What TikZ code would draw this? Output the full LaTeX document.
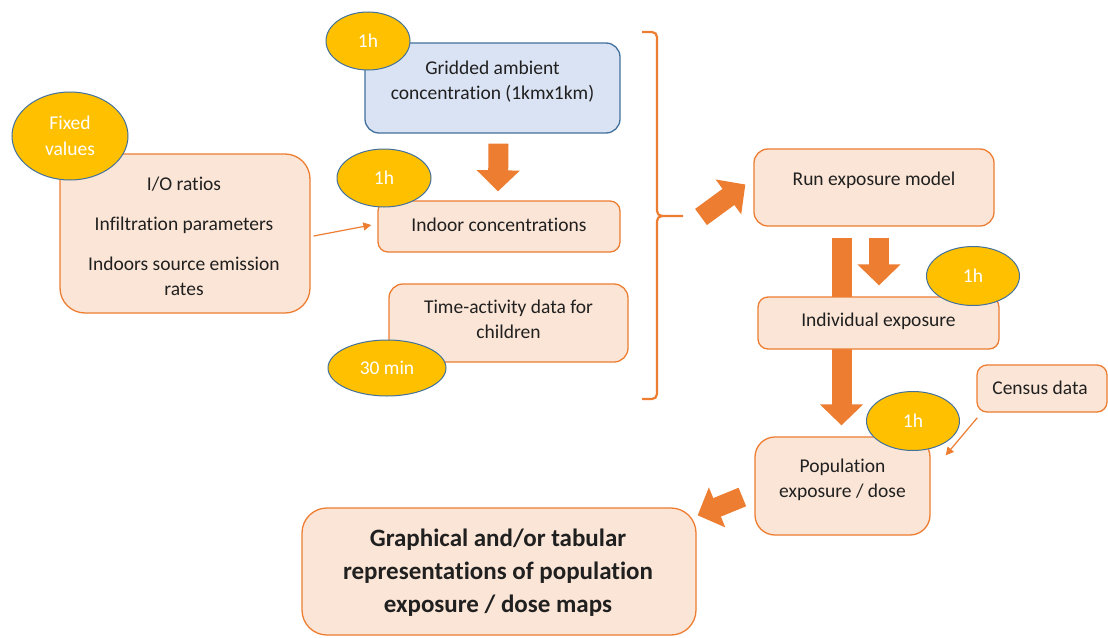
\documentclass[tikz,border=0pt]{standalone}
\usepackage{fontspec}
\setmainfont{Carlito}[Ligatures=NoCommon]
\usetikzlibrary{arrows.meta,shapes.geometric,calc}
\definecolor{acc}{HTML}{ED7D31}
\definecolor{pale}{HTML}{FBE5D6}
\definecolor{bluefill}{HTML}{DAE3F3}
\definecolor{blueline}{HTML}{41719C}
\definecolor{gold}{HTML}{FFC000}
\definecolor{ink}{HTML}{202020}
\pgfdeclarelayer{paper}
\pgfdeclarelayer{under}
\pgfsetlayers{paper,under,main}

\begin{document}
\begin{tikzpicture}[x=1pt,y=-1pt,
  box/.style={draw=acc, fill=pale, line width=1.3pt, rounded corners=14pt, inner sep=0pt},
  txt/.style={text=ink, align=center, inner sep=0pt, font=\fontsize{19.5}{25}\selectfont},
  bigtxt/.style={text=ink, align=center, inner sep=0pt, font=\fontsize{25}{33}\selectfont\bfseries},
  tag/.style={ellipse, draw=blueline, fill=gold, line width=1pt, text=white, inner sep=0pt,
              align=center, font=\fontsize{19.5}{26}\selectfont},
  block/.style={draw=acc, line width=20pt, -{Triangle[length=21pt,width=42pt]}},
  thinarrow/.style={draw=acc, line width=1.2pt, -{Triangle[length=8pt,width=8pt]}}]
\useasboundingbox (0,0) rectangle (1108,637);
\clip (0,0) rectangle (1108,637);
\begin{pgfonlayer}{paper}
  \fill[white] (0,0) rectangle (1108,637);
\end{pgfonlayer}

% process boxes
\node[box, rounded corners=25pt, minimum width=250pt, minimum height=159pt] (fixed) at (185,233.5) {};
\node[box, draw=blueline, fill=bluefill, minimum width=255pt, minimum height=90pt] (grid) at (492.5,88) {};
\node[box, rounded corners=10pt, minimum width=242pt, minimum height=51pt] (indoor) at (499,226.5) {};
\node[box, minimum width=239pt, minimum height=78pt] (time) at (508.5,323) {};
\node[box, minimum width=240pt, minimum height=77pt] (run) at (874,187.5) {};
\node[box, rounded corners=10pt, minimum width=241pt, minimum height=52pt] (indiv) at (878.5,323) {};
\node[box, rounded corners=10pt, minimum width=130pt, minimum height=47pt] (census) at (1042,388.5) {};
\node[box, rounded corners=20pt, minimum width=175pt, minimum height=98pt] (pop) at (842.5,486) {};
\node[box, rounded corners=25pt, minimum width=394pt, minimum height=127pt] (final) at (499,571.5) {};

% box texts
\node[txt] (fixedtext) at ($(fixed.center)+(-1,2.5)$)
  {I/O ratios\\[15pt]Infiltration parameters\\[15pt]Indoors source emission\\rates};
\node[txt] (gridtext) at ($(grid.center)+(0,-6)$) {Gridded ambient\\concentration (1kmx1km)};
\node[txt] (indoortext) at ($(indoor.center)+(0,-2)$) {Indoor concentrations};
\node[txt] (timetext) at ($(time.center)+(0,-3.5)$) {Time-activity data for\\children};
\node[txt] (runtext) at ($(run.center)+(0,-7)$) {Run exposure model};
\node[txt] (indivtext) at ($(indiv.center)+(0,-2)$) {Individual exposure};
\node[txt] (censustext) at ($(census.center)+(-2,-1)$) {Census data};
\node[txt] (poptext) at ($(pop.center)+(0,-6.5)$) {Population\\exposure / dose};
\node[bigtxt] (finaltext) at ($(final.center)+(-1,1)$)
  {Graphical and/or tabular\\representations of population\\exposure / dose maps};

% time-step tags
\node[tag, minimum width=116pt, minimum height=88pt] (tfixed) at (70,136) {Fixed\\values};
\node[tag, minimum width=84pt, minimum height=58pt] (tgrid) at (368,41) {1h};
\node[tag, minimum width=94pt, minimum height=58pt] (tindoor) at (384,178) {1h};
\node[tag, minimum width=118pt, minimum height=56pt] (ttime) at (387,368) {30 min};
\node[tag, minimum width=93pt, minimum height=59pt] (tindiv) at (973,276) {1h};
\node[tag, minimum width=93pt, minimum height=59pt] (tpop) at (913,421) {1h};

% right brace grouping the inputs, and block arrows (behind the boxes)
\coordinate (bt) at (683,216);
\begin{pgfonlayer}{under}
\draw[acc, line width=2.2pt]
  (642,32) -- (652,32) to[out=0,in=90] (657,37) -- (657,211) to[out=-90,in=180] (662,216) -- (bt)
  (662,216) to[out=180,in=90] (657,221) -- (657,394) to[out=-90,in=0] (652,399) -- (642,399);
\draw[block] ($(grid.south)+(6,10)$) -- ($(indoor.north)+(-1,-9)$);
\draw[block] ($(bt)+(18,1)$) -- ($(run.west)+(-8,-3)$);
\draw[block] ($(run.south)+(-32.5,11)$) -- ($(pop.north)+(-1,-11)$);
\draw[block] ($(run.south)+(5,11)$) -- ($(indiv.north)+(0.5,-11)$);
\draw[block] ($(pop.west)+(-12,11)$) -- ($(final.north east)+(1,8)$);
\end{pgfonlayer}

% thin arrows
\draw[thinarrow] ($(fixed.east)+(3,2.5)$) -- ($(indoor.west)+(-6,-1.5)$);
\draw[thinarrow] ($(census.south west)+(1,5)$) -- ($(pop.north east)+(15,19)$);
\end{tikzpicture}
\end{document}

Exercise prompt
Write out the data precisely as given, excluding the pictures.

Solved problem
What TikZ code would draw this? Output the full LaTeX document.
\documentclass[tikz,border=0pt]{standalone}
\usepackage{fontspec}
\setmainfont{Carlito}[Ligatures=NoCommon]
\usetikzlibrary{arrows.meta,shapes.geometric,calc}
\definecolor{acc}{HTML}{ED7D31}
\definecolor{pale}{HTML}{FBE5D6}
\definecolor{bluefill}{HTML}{DAE3F3}
\definecolor{blueline}{HTML}{41719C}
\definecolor{gold}{HTML}{FFC000}
\definecolor{ink}{HTML}{202020}
\pgfdeclarelayer{paper}
\pgfdeclarelayer{under}
\pgfsetlayers{paper,under,main}

\begin{document}
\begin{tikzpicture}[x=1pt,y=-1pt,
  box/.style={draw=acc, fill=pale, line width=1.3pt, rounded corners=14pt, inner sep=0pt},
  txt/.style={text=ink, align=center, inner sep=0pt, font=\fontsize{19.5}{25}\selectfont},
  bigtxt/.style={text=ink, align=center, inner sep=0pt, font=\fontsize{25}{33}\selectfont\bfseries},
  tag/.style={ellipse, draw=blueline, fill=gold, line width=1pt, text=white, inner sep=0pt,
              align=center, font=\fontsize{19.5}{26}\selectfont},
  block/.style={draw=acc, line width=20pt, -{Triangle[length=21pt,width=42pt]}},
  thinarrow/.style={draw=acc, line width=1.2pt, -{Triangle[length=8pt,width=8pt]}}]
\useasboundingbox (0,0) rectangle (1108,637);
\clip (0,0) rectangle (1108,637);
\begin{pgfonlayer}{paper}
  \fill[white] (0,0) rectangle (1108,637);
\end{pgfonlayer}

% process boxes
\node[box, rounded corners=25pt, minimum width=250pt, minimum height=159pt] (fixed) at (185,233.5) {};
\node[box, draw=blueline, fill=bluefill, minimum width=255pt, minimum height=90pt] (grid) at (492.5,88) {};
\node[box, rounded corners=10pt, minimum width=242pt, minimum height=51pt] (indoor) at (499,226.5) {};
\node[box, minimum width=239pt, minimum height=78pt] (time) at (508.5,323) {};
\node[box, minimum width=240pt, minimum height=77pt] (run) at (874,187.5) {};
\node[box, rounded corners=10pt, minimum width=241pt, minimum height=52pt] (indiv) at (878.5,323) {};
\node[box, rounded corners=10pt, minimum width=130pt, minimum height=47pt] (census) at (1042,388.5) {};
\node[box, rounded corners=20pt, minimum width=175pt, minimum height=98pt] (pop) at (842.5,486) {};
\node[box, rounded corners=25pt, minimum width=394pt, minimum height=127pt] (final) at (499,571.5) {};

% box texts
\node[txt] (fixedtext) at ($(fixed.center)+(-1,2.5)$)
  {I/O ratios\\[15pt]Infiltration parameters\\[15pt]Indoors source emission\\rates};
\node[txt] (gridtext) at ($(grid.center)+(0,-6)$) {Gridded ambient\\concentration (1kmx1km)};
\node[txt] (indoortext) at ($(indoor.center)+(0,-2)$) {Indoor concentrations};
\node[txt] (timetext) at ($(time.center)+(0,-3.5)$) {Time-activity data for\\children};
\node[txt] (runtext) at ($(run.center)+(0,-7)$) {Run exposure model};
\node[txt] (indivtext) at ($(indiv.center)+(0,-2)$) {Individual exposure};
\node[txt] (censustext) at ($(census.center)+(-2,-1)$) {Census data};
\node[txt] (poptext) at ($(pop.center)+(0,-6.5)$) {Population\\exposure / dose};
\node[bigtxt] (finaltext) at ($(final.center)+(-1,1)$)
  {Graphical and/or tabular\\representations of population\\exposure / dose maps};

% time-step tags
\node[tag, minimum width=116pt, minimum height=88pt] (tfixed) at (70,136) {Fixed\\values};
\node[tag, minimum width=84pt, minimum height=58pt] (tgrid) at (368,41) {1h};
\node[tag, minimum width=94pt, minimum height=58pt] (tindoor) at (384,178) {1h};
\node[tag, minimum width=118pt, minimum height=56pt] (ttime) at (387,368) {30 min};
\node[tag, minimum width=93pt, minimum height=59pt] (tindiv) at (973,276) {1h};
\node[tag, minimum width=93pt, minimum height=59pt] (tpop) at (913,421) {1h};

% right brace grouping the inputs, and block arrows (behind the boxes)
\coordinate (bt) at (683,216);
\begin{pgfonlayer}{under}
\draw[acc, line width=2.2pt]
  (642,32) -- (652,32) to[out=0,in=90] (657,37) -- (657,211) to[out=-90,in=180] (662,216) -- (bt)
  (662,216) to[out=180,in=90] (657,221) -- (657,394) to[out=-90,in=0] (652,399) -- (642,399);
\draw[block] ($(grid.south)+(6,10)$) -- ($(indoor.north)+(-1,-9)$);
\draw[block] ($(bt)+(18,1)$) -- ($(run.west)+(-8,-3)$);
\draw[block] ($(run.south)+(-32.5,11)$) -- ($(pop.north)+(-1,-11)$);
\draw[block] ($(run.south)+(5,11)$) -- ($(indiv.north)+(0.5,-11)$);
\draw[block] ($(pop.west)+(-12,11)$) -- ($(final.north east)+(1,8)$);
\end{pgfonlayer}

% thin arrows
\draw[thinarrow] ($(fixed.east)+(3,2.5)$) -- ($(indoor.west)+(-6,-1.5)$);
\draw[thinarrow] ($(census.south west)+(1,5)$) -- ($(pop.north east)+(15,19)$);
\end{tikzpicture}
\end{document}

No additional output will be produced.